Черная оспа, подумала Ферн. Об этой болезни упоминала Элайсон. Погибла вся семья, а может, и целая деревня. Непроизвольно она протянула руку и тоненький пальчик скользнул в чашечку ее кисти и остался там.
— Они прошли Врата, — неожиданно для самой себя сказала Ферн.
— Ушли, — прошептал Пигуиллен. — Питер и Нэн, моя Нэн, все ушли… — В ночной тишине грустно раздавалось его бормотание.
— А что ты скажешь о Кэйпелах? — немного погодя спросила Ферн. — Три или четыре девочки и маленький мальчик. Они появились значительно позже, после того как был построен этот дом. Ты их помнишь? Они ведь тоже сначала были детьми.
— Но это были не мои дети. — Похоже, что у домашнего гоблина было разное отношение к детям. — Тогда было много девочек, очень много девочек в разных нарядах. Оборочки, завиточки и много всякой суеты. У одной из них был свой собственный садик. Я велел цветам хорошенько расти, я старался для нее, а она меня не замечала. Они никогда не оставляли мне никакой еды. Однажды я украл кекс, но у него был вкус песка. — Ферн про себя улыбнулась. — Их лица становились старше, но не становилась старше их одежда. Все девочки, девочки…
— А мальчик?
— Он уехал в школу. А может быть, убежал. Он был очень высоким.
— Когда он вернулся назад, — подсказала Ферн, — уже был стариком, на пенсии. Он был на море. Капитан Кэйпел. Вспомни.
Пигуиллен издал неясный звук, возможно утвердительный.
— У него была собака, — продолжала Ферн, не отступая от своей цели. — Он часто ходил гулять с собакой по вересковой пустоши и вдоль пляжа…
Палец, который был в
— Сопелка, — сказал Пигуиллен. — Приходит сопеть по ночам. Бродит снаружи и пытается пробраться в дом. Однажды она впустила его в дом. Он похож на собаку, но чутье у него другое. А потом пришла другая собака и прогнала его.
— Другая? Ты имеешь в виду Лугэрри?
— Я следил за их дракой, — вздрогнув от воспоминаний, сказал Пигуиллен. — Вторая собака никогда не произносит звуков, и в этот раз молчала даже тогда, когда клык порвал ей бок. — Одно из ушей
гоблина дернулось. — Сегодня я слышал дыхание мальчика. Он переворачивал страницы. Я многое слышу. Если слушаю. Иногда я забываю слушать.
— Ты не боишься Лугэрри? — спросила Ферн.
Пигуиллен не ответил, но тельце сжалось еще сильнее, будто от невыразимого ужаса спряталось само в себя.
Он всего боится, подумала Ферн.
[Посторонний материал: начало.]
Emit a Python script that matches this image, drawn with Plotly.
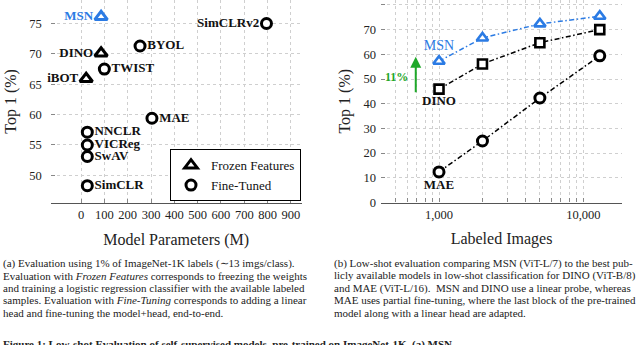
import plotly.graph_objects as go
import math

# ---------------- data: left panel ----------------
msn_params = [86]
msn_top1 = [76.1]

frozen_names = ["DINO", "iBOT"]
frozen_params = [86, 22]
frozen_top1 = [70.1, 65.9]
frozen_pos = ["middle left", "middle left"]

ft_names = ["SimCLRv2", "BYOL", "TWIST", "MAE", "NNCLR", "VICReg", "SwAV", "SimCLR"]
ft_params = [795, 253, 100, 304, 27, 27, 27, 27]
ft_top1 = [75.0, 71.3, 67.5, 59.4, 57.1, 55.0, 53.1, 48.3]
ft_pos = ["middle left", "middle right", "middle right", "middle right",
          "middle right", "middle right", "middle right", "middle right"]

left_xticks = [0, 100, 200, 300, 400, 500, 600, 700, 800, 900]
left_yticks = [50, 55, 60, 65, 70, 75]

# ---------------- data: right panel ----------------
labeled = [1000, 2000, 5000, 13000]
msn_low = [57.2, 66.6, 72.3, 75.4]
dino_low = [45.9, 56.1, 64.7, 70.0]
mae_low = [12.4, 24.9, 42.3, 59.4]
right_yticks = [0, 10, 20, 30, 40, 50, 60, 70, 80]
right_xticks = [1000, 10000]
right_xtick_text = ["1,000", "10,000"]
right_minor = [400, 500, 600, 700, 800, 900, 2000, 3000, 4000, 5000, 6000, 7000, 8000, 9000]
gain_label = "11%"
arrow_x = 690
arrow_from, arrow_to = 44, 59
gain_x, gain_y = 509, 50.7

caption_a = [
    "(a) Evaluation using 1% of ImageNet-1K labels (\u223c13 imgs/class).",
    "Evaluation with <i>Frozen Features</i> corresponds to freezing the weights",
    "and training a logistic regression classifier with the available labeled",
    "samples. Evaluation with <i>Fine-Tuning</i> corresponds to adding a linear",
    "head and fine-tuning the model+head, end-to-end.",
]
caption_b = [
    "(b) Low-shot evaluation comparing MSN (ViT-L/7) to the best pub-",
    "licly available models in low-shot classification for DINO (ViT-B/8)",
    "and MAE (ViT-L/16).  MSN and DINO use a linear probe, whereas",
    "MAE uses partial fine-tuning, where the last block of the pre-trained",
    "model along with a linear head are adapted.",
]
figure_caption = "Figure 1: Low-shot Evaluation of self-supervised models, pre-trained on ImageNet-1K. (a) MSN"

BLUE = "#2b7be4"
GREEN = "#1fa82a"
FONT = "Liberation Serif"
GRID = "#cfcfcf"
W, H = 640, 345

fig = go.Figure()

lbl = dict(family=FONT, size=13, color="#111", weight="bold")

# left panel
fig.add_trace(go.Scatter(
    x=frozen_params, y=frozen_top1, mode="markers+text", name="Frozen Features",
    text=frozen_names, textposition=frozen_pos, cliponaxis=False, textfont=lbl,
    marker=dict(symbol="triangle-up", size=11, color="white", line=dict(color="black", width=3)),
    xaxis="x", yaxis="y", showlegend=True))
fig.add_trace(go.Scatter(
    x=ft_params, y=ft_top1, mode="markers+text", name="Fine-Tuned",
    text=ft_names, textposition=ft_pos, cliponaxis=False, textfont=lbl,
    marker=dict(symbol="circle", size=10, color="white", line=dict(color="black", width=3)),
    xaxis="x", yaxis="y", showlegend=True))
fig.add_trace(go.Scatter(
    x=msn_params, y=msn_top1, mode="markers+text", name="MSN",
    text=["MSN"], textposition="middle left", cliponaxis=False,
    textfont=dict(lbl, color=BLUE),
    marker=dict(symbol="triangle-up", size=11, color="white", line=dict(color=BLUE, width=3)),
    xaxis="x", yaxis="y", showlegend=False))

# right panel
dash = "5px,2.5px,1.5px,2.5px"
fig.add_trace(go.Scatter(
    x=labeled, y=mae_low, mode="lines+markers+text", name="MAE",
    text=["MAE", "", "", ""], textposition="bottom center", cliponaxis=False, textfont=lbl,
    line=dict(color="black", width=1.5, dash=dash),
    marker=dict(symbol="circle", size=10, color="white", line=dict(color="black", width=3)),
    xaxis="x2", yaxis="y2", showlegend=False))
fig.add_trace(go.Scatter(
    x=labeled, y=dino_low, mode="lines+markers+text", name="DINO",
    text=["DINO", "", "", ""], textposition="bottom center", cliponaxis=False, textfont=lbl,
    line=dict(color="black", width=1.5, dash=dash),
    marker=dict(symbol="square", size=9, color="white", line=dict(color="black", width=2.6)),
    xaxis="x2", yaxis="y2", showlegend=False))
fig.add_trace(go.Scatter(
    x=labeled, y=msn_low, mode="lines+markers+text", name="MSN",
    text=["MSN", "", "", ""], textposition="top center", cliponaxis=False,
    textfont=dict(family=FONT, size=14, color=BLUE),
    line=dict(color=BLUE, width=1.5, dash=dash),
    marker=dict(symbol="triangle-up", size=10, color="white", line=dict(color=BLUE, width=2.6)),
    xaxis="x2", yaxis="y2", showlegend=False))

axis_common = dict(
    showgrid=True, gridcolor=GRID, griddash="dot", gridwidth=1,
    zeroline=False, ticks="inside", ticklen=4, tickcolor="#888",
    tickfont=dict(family=FONT, size=12.5, color="#222"),
)
title_font = dict(family=FONT, size=16, color="#222")

fig.update_layout(
    width=W, height=H,
    margin=dict(l=0, r=0, t=0, b=0),
    paper_bgcolor="white", plot_bgcolor="white",
    font=dict(family=FONT, color="#222"),
    hovermode=False,
    xaxis=dict(domain=[50.7 / W, 301.7 / W], range=[-130, 946],
               tickvals=left_xticks, showline=True, linecolor="#555", linewidth=1.3,
               title=dict(text="Model Parameters (M)", font=title_font, standoff=12),
               anchor="y", **axis_common),
    yaxis=dict(domain=[1 - 207 / H, 1], range=[45.48, 78.87],
               tickvals=left_yticks, showline=False, ticklabelstandoff=8,
               title=dict(text="Top 1 (%)", font=title_font, standoff=8),
               anchor="x", **axis_common),
    xaxis2=dict(domain=[381 / W, 622 / W], type="log", range=[2.598, 4.268],
                tickvals=right_xticks, ticktext=right_xtick_text,
                showline=True, linecolor="#555", linewidth=1.3,
                minor=dict(tickvals=right_minor, ticks="inside", ticklen=4, tickcolor="#888",
                           showgrid=True, gridcolor=GRID, griddash="dot", gridwidth=1),
                title=dict(text="Labeled Images", font=title_font, standoff=12),
                anchor="y2", **axis_common),
    yaxis2=dict(domain=[1 - 206.7 / H, 1], range=[0, 81.98],
                tickvals=right_yticks, showline=False, ticklabelstandoff=4,
                title=dict(text="Top 1 (%)", font=title_font, standoff=8),
                anchor="x2", **axis_common),
    legend=dict(x=301 / W, y=1 - 152.3 / H, xanchor="right", yanchor="top",
                bordercolor="black", borderwidth=1, bgcolor="white",
                font=dict(family=FONT, size=13, color="#111"),
                tracegroupgap=0, itemwidth=30),
)

# arrow + gain label
fig.add_annotation(x=math.log10(arrow_x), y=arrow_to, ax=math.log10(arrow_x), ay=arrow_from,
                   xref="x2", yref="y2", axref="x2", ayref="y2", text="",
                   showarrow=True, arrowhead=2, arrowsize=1.1, arrowwidth=2, arrowcolor=GREEN)
fig.add_annotation(x=math.log10(gain_x), y=gain_y, xref="x2", yref="y2", text="<b>" + gain_label + "</b>",
                   showarrow=False, font=dict(family=FONT, size=12, color=GREEN))

# captions
CAP = dict(family=FONT, size=11, color="#222")
line_y = [269, 281.5, 294, 306.5, 319]
for txt, yp in zip(caption_a, line_y):
    fig.add_annotation(x=1 / W, y=1 - yp / H, xref="paper", yref="paper", text=txt,
                       xanchor="left", yanchor="middle", showarrow=False, font=CAP)
for txt, yp in zip(caption_b, line_y):
    fig.add_annotation(x=331.5 / W, y=1 - yp / H, xref="paper", yref="paper", text=txt,
                       xanchor="left", yanchor="middle", showarrow=False, font=CAP)
fig.add_annotation(x=1 / W, y=1 - 342.5 / H, xref="paper", yref="paper", text="<b>" + figure_caption + "</b>",
                   xanchor="left", yanchor="top", showarrow=False, font=CAP)

fig.write_html("out.html", config={"displayModeBar": False},
               post_script="document.body.style.margin='0';")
Боится смотреть, быть увиденным, боится незнакомцев, всех вновь прибывших, сил зла и сил добра…
— Но ты ведь не боишься меня, — продолжала Ферн.
Пигуиллен качнул головой.
— Ты, как и я, прячешься, — объяснил он. — Только ты храбрая. А я не храбрый.
— Нет, ты храбрый, — решительно сказала Ферн. — Мы оба храбрые. Только мы должны победить ее, чтобы она ушла отсюда навсегда.
В мутных, печальных глазах на мгновение мелькнул огонек, но тут же погас и маленькая ручка сжала пальцы Ферн, будто прощаясь.
— Не уходи, — взмолилась Ферн, не отпуская палец. — Мне нужно, чтобы ты только немножко мне помог. Остальное я сделаю сама. Обещаю, что я с ней разделаюсь.
Уменьшившаяся тень около кровати потолстела и потемнела.
— Помочь? — раздался удивленный шепот. — Я могу тебе помочь?
— Конечно, — сказала Ферн. — Ты знаешь этот дом, знаешь всех, кто здесь жил, и все, что тут происходило. Ты здесь так давно! Ты знаешь, где капитан хранил свой ключ, особый ключ, тот, который он привез из своих путешествий. Ты его помнишь?
— Камень, — неожиданно сказал Пигуиллен. — Камень — и не камень. Как-то я до него дотрагивался. Чтобы понять, что это такое. Я притрагивался к ключу. — Он смешно пожал плечами.
— Ты помнишь, что капитан с ним сделал? — спросила Ферн. — Попытайся вспомнить.
— Пришла она, — сказал Пигуиллен. — Она хотела разузнать что-то о мебели и о статуе, которая разговаривает, но только тогда статуя молчала. И о ключах. О старых ключах к старым замкам. Она хотела отпереть дверь. Выведывала тайны. Он прогнал ее, но огорчился. Я видел, каким расстроенным было его лицо. Он обычно сидел в кабинете, поигрывая ключами. Чары удачи, как-то сказал он, чары моря. — В его голосе прозвучала какая-то растерянность, словно, ему было трудно вспоминать некоторые слова, — Однажды ночью кто-то приехал на машине, которая очень рычала. Я видел, как она взбиралась сюда с нижней дороги. Я хотел рассмотреть его, того, что в шлеме, без лица, но он меня ударил.